The Two Ways to Execute an Order
The first is called one cancels the other (OCO). When either the limit order or the stop order is reached it cancels the other. In other words, if you have entered a long position (bought) and your limit order is reached you will automatically sell to protect your profits. By reaching your limit order, you have canceled your stop order (which you set up at a lower price than the entry price in order to minimize losses).
The other type of order execution procedure is called cancel/replace. If you are chasing the market you will be using the cancel/replace execution procedure. As the market continues to move your original stop order is cancelled and replaced in the direction of the market movement. In this way you are locking in your profits as you go.

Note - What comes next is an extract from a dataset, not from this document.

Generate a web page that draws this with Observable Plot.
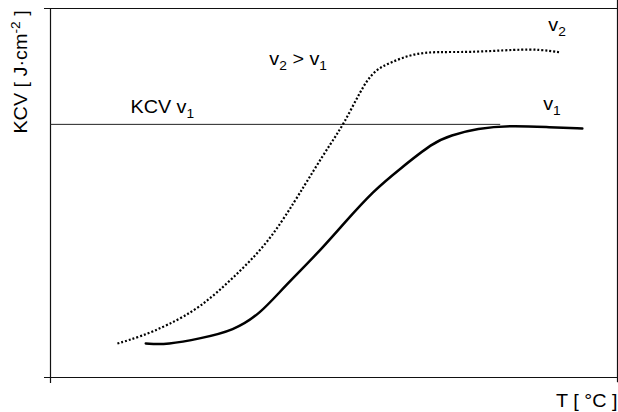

How to Place Orders Based on Market Outlook
If you are a bull, only cancel and replace to the new last low after the market has made a new high. If you cancel and replace before the market has made a new high, you may be stopped out by a slight retracement.

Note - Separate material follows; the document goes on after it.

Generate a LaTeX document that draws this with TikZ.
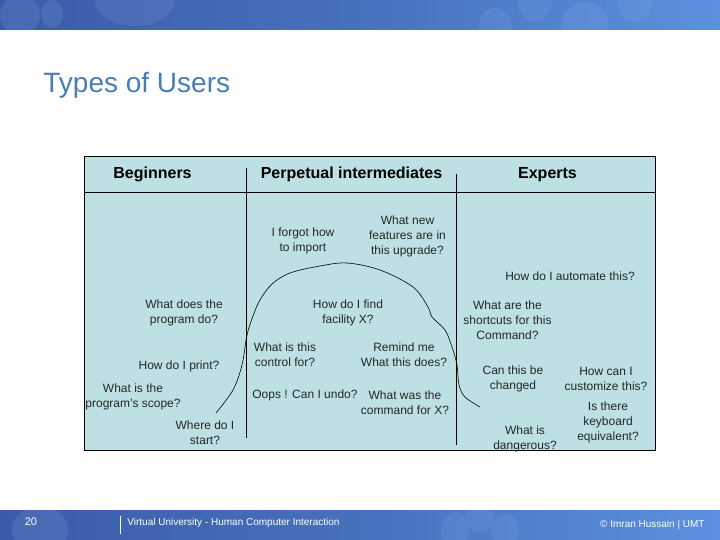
\documentclass[tikz,border=0pt]{standalone}
\usepackage{fontspec}
\setmainfont{Liberation Sans}
\usetikzlibrary{positioning,arrows.meta,calc}
\definecolor{panelblue}{HTML}{BCE0E4}
\definecolor{titleblue}{HTML}{4A7DB0}
\definecolor{banddark}{HTML}{3A5CA8}
\definecolor{bandlight}{HTML}{5C90DE}

\begin{document}
\begin{tikzpicture}[
    x=1pt,
    y=-1pt,
    thick,
    panel/.style={
        rectangle,
        draw=black,
        fill=panelblue,
        line width=0.9pt,
        minimum width=571pt,
        minimum height=294pt,
        inner sep=0pt
    },
    head/.style={
        anchor=base,
        inner sep=0pt,
        font=\fontsize{16}{19}\selectfont\bfseries
    },
    ask/.style={
        align=center,
        inner sep=0pt,
        font=\fontsize{12}{15}\selectfont,
        text=black!85
    },
    foot/.style={
        text=white,
        inner sep=0pt,
        anchor=west,
        font=\fontsize{10}{12}\selectfont
    },
    blob/.style={fill=bandlight!70!white, opacity=0.16}
]

\useasboundingbox (0,0) rectangle (720,540);

% bands
\begin{scope}
\clip (0,0) rectangle (720,30);
\shade[left color=banddark, right color=bandlight, middle color=banddark!60!bandlight] (0,0) rectangle (720,30);
\fill[blob] (20,15) ellipse (20 and 20);
\fill[blob] (52,14) ellipse (11 and 14);
\fill[blob] (135,0) ellipse (40 and 26);
\fill[blob] (495,30) ellipse (17 and 22);
\fill[blob] (535,0) ellipse (17 and 22);
\fill[blob] (585,26) ellipse (24 and 24);
\fill[blob] (635,0) ellipse (18 and 22);
\end{scope}

\begin{scope}
\clip (0,510) rectangle (720,540);
\shade[left color=banddark, right color=bandlight, middle color=banddark!60!bandlight] (0,510) rectangle (720,540);
\fill[blob] (40,530) ellipse (28 and 24);
\fill[blob] (455,530) ellipse (14 and 18);
\fill[blob] (480,516) ellipse (14 and 16);
\fill[blob] (505,530) ellipse (14 and 16);
\end{scope}

\node[anchor=west,inner sep=0pt,text=titleblue,font=\fontsize{28}{32}\selectfont] (title) at (43,85) {Types of Users};

\node[panel] (board) at (369.5,303) {};

% column rules
\draw[line width=0.9pt] (board.west |- 0,192) -- (board.east |- 0,192);
\draw[line width=0.9pt] (246,168) -- (246,438);
\draw[line width=0.9pt] (456,174) -- (456,445);

% the hump
\draw[line width=0.6pt] plot[smooth,tension=0.55] coordinates {
    (216,413) (233,390) (242,365) (247,335) (253,316) (260,300) (272,284)
    (290,273) (320,266) (347,263) (380,270) (413,287) (428,307) (432,317)
    (445,330) (452,347) (457,365) (459,385) (465,397) (480,407)};

% headers
\node[head] (beginners) at (152.5,179) {Beginners};
\node[head] (perpetual) at (351.5,179) {Perpetual intermediates};
\node[head] (experts) at (547.5,179) {Experts};

% beginners
\node[ask] (doesprog) at (184,313) {What does the\\program do?};
\node[ask] (print) at (179,366) {How do I print?};
\node[ask] (scope) at (133,397) {What is the\\program's scope?};
\node[ask] (start) at (205,433) {Where do I\\start?};

% intermediates
\node[ask] (forgot) at (303,241) {I forgot how\\to import};
\node[ask] (features) at (407.5,236) {What new\\features are in\\this upgrade?};
\node[ask] (facility) at (348,313) {How do I find\\facility X?};
\node[ask] (control) at (285,355) {What is this\\control for?};
\node[ask] (remind) at (404,355) {Remind me\\What this does?};
\node[ask] (undo) at (305,395) {Oops ! Can I undo?};
\node[ask] (wascmd) at (405,403) {What was the\\command for X?};

% experts
\node[ask] (automate) at (570,276) {How do I automate this?};
\node[ask] (shortcuts) at (507.5,320) {What are the\\shortcuts for this\\Command?};
\node[ask] (changed) at (513,379) {Can this be\\changed};
\node[ask] (customize) at (606,379) {How can I\\customize this?};
\node[ask] (keyboard) at (608,422) {Is there\\keyboard\\equivalent?};
\node[ask] (danger) at (525,439) {What is\\dangerous?};

% footer
\node[foot,anchor=center,font=\fontsize{11}{13}\selectfont] (page) at (31,522) {20};
\coordinate (tickup) at (120.5,516);
\coordinate (tickdn) at (120.5,534);
\draw[white,line width=0.8pt] (tickup) -- (tickdn);
\node[foot] (course) at (127,523) {Virtual University - Human Computer Interaction};
\node[foot,anchor=east] (credit) at (705,525) {© Imran Hussain | UMT};

\end{tikzpicture}
\end{document}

If you are a bear, only cancel and replace to the new last high after the market has made a new low. Otherwise, you may be stopped out by a slight retracement (the market swings in the opposite direction of the trend but does not break the trend).
What Price Are You Looking At?
As you're looking at your charts, you should know that you are not seeing the entire picture – not all participants in the Forex market are watching the same price. The difference is that buyers are watching the ask price – because that is the price they ask, and sellers are watching the bid price – because that is the price they bid.
Most charts are bid charts, meaning they display the bid price (the candle charts you will be looking at are bid charts). The ask price is typically 3-10 pips higher than the bid price (depending on the currency you're trading). The difference between the ask price and the bid price is called the spread. Some currencies have spreads as large as 100 pips; don't trade these currencies!
Whether you are a bear or a bull, you will be selling on the bid and buying on the ask.
When you set a profit limit to sell you will be selling on the bid, as you will when you set a protective stop to sell. When you set a profit limit to buy you will be buying on the ask, as you will when you set a protective stop to buy.
Remember, in any case you will buy on the ask and sell on the bid. Keep this in mind, as you may need to adjust for it when you're setting your stop loss orders (more about that later).